Ce qui me fait reprendre cet épisode déjà ancien pêché dans les journaux du temps, c’est qu’une récente étude signale qu’on n’a jamais trouvé la moindre trace de ces millions d’Américains paniqués par l’émission. Les quelques auditeurs revenant sur leur angoisse à propos de l’émission de Wells, cités par les journaux, ont pu laisser croire qu’ils étaient des milliers. Des universitaires s’en mêlent et extrapolent le nombre total des paniqués à un million deux cent mille. Mais ils réduiront ensuite ce chiffre, pour finalement écrire : « Ce programme n’a pas affecté plus d’une petite minorité des auditeurs. »
Trop tard. Le mal est fait. Cette panique légendaire qui n’a pas eu lieu restera dans l’histoire comme ce que les journaux ont voulu qu’elle soit.
C’est ainsi qu’au fil du temps perdurent des faits grossis ou réduits selon les intérêts de ceux qui disposent des organes commandant aux médias. Une fois installé, le mythe s’enrichit de la mythomanie des générations suivantes. « La foule envahit les églises. Les pillards se déchaînent.
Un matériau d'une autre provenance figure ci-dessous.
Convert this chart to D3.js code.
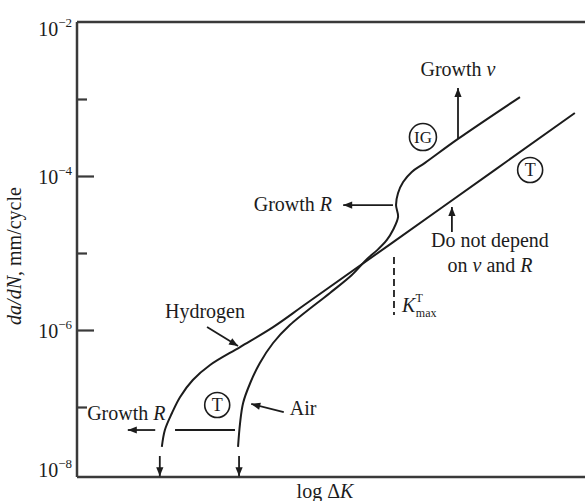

Des populations se soulèvent », écrit Maurice Bessy dans son Orson Welles (Seghers, 1963).
À considérer le moment radio de Wells, ce non-événement du point de vue historique devient une réalité ancienne, rien que parce qu’elle a été rapportée par le New York Times du 31 octobre 1938 de manière outrancière !
L’affaire révèle la représentation que les journalistes et les intellectuels se font du public. Crédulité populaire ou crédulité savante ? La plupart des auteurs n’ont jamais pris la peine de vérifier les faits qu’ils rapportaient. La plupart ont transposé par l’imagination apprise dans l’enseignement de l’Histoire, la pensée magique des autres peuples.
Il n’est pas dit que déjà en 1938, la célébration d’un sensationnel n’ait pas été grossi volontairement à seule fin de vendre plus d’exemplaires des journaux que d’habitude !
Les techniques ont évolué par la nature même du marketing économique libéral. Les politiques ne sont pas tombés de la dernière pluie. Ils se sont appropriés des techniques du bourrage de crâne. De la naïveté des premiers à avoir utilisé le superlatif pour décrire l’ordinaire, est advenue la rouerie et la tromperie volontaire des milieux du pouvoir.
Le monde idéal qui se construit dans le système libéral poursuivi par Georges-Louis Bouchez du petit univers des Michel, est de ceux-là. Aucune situation réelle n’est encore ressortie des traité d’économie que cet individu nous assène à ses nombreux interviews complaisants.
Il n’est pas le seul dans le domaine politique, bien entendu ; mais, il est un des rares à forcer le trait si bien qu’il donne l’impression qu’en-dehors de ce qu’il préconise « pour le bonheur de tous » ne peut exister que l’apocalypse !
C’est ce qu’a pu dénoncer Crucke avant de se faire censurer par son parti et par les journaux.
Pourquoi l’émission de 38 d’Orson Wells est-elle l’avènement d’une nouveauté par rapport à ce qui se faisait avant ? C’est depuis cette période que la presse est devenue un outil coûteux hors de portée de tous ceux qui depuis la belle époque ont produit des centaines de titres dont certains disparurent faute d’exemplaires vendus dès la première semaine de leur parution.
N’importe qui, jusque là pouvait éditer à ses risques et périls soit des journaux d’opinion, soit des feuilles pas sérieuses ou sous forme de brûlots stipendiant une époque trouble où sombrerait l’Europe de toutes les illusions.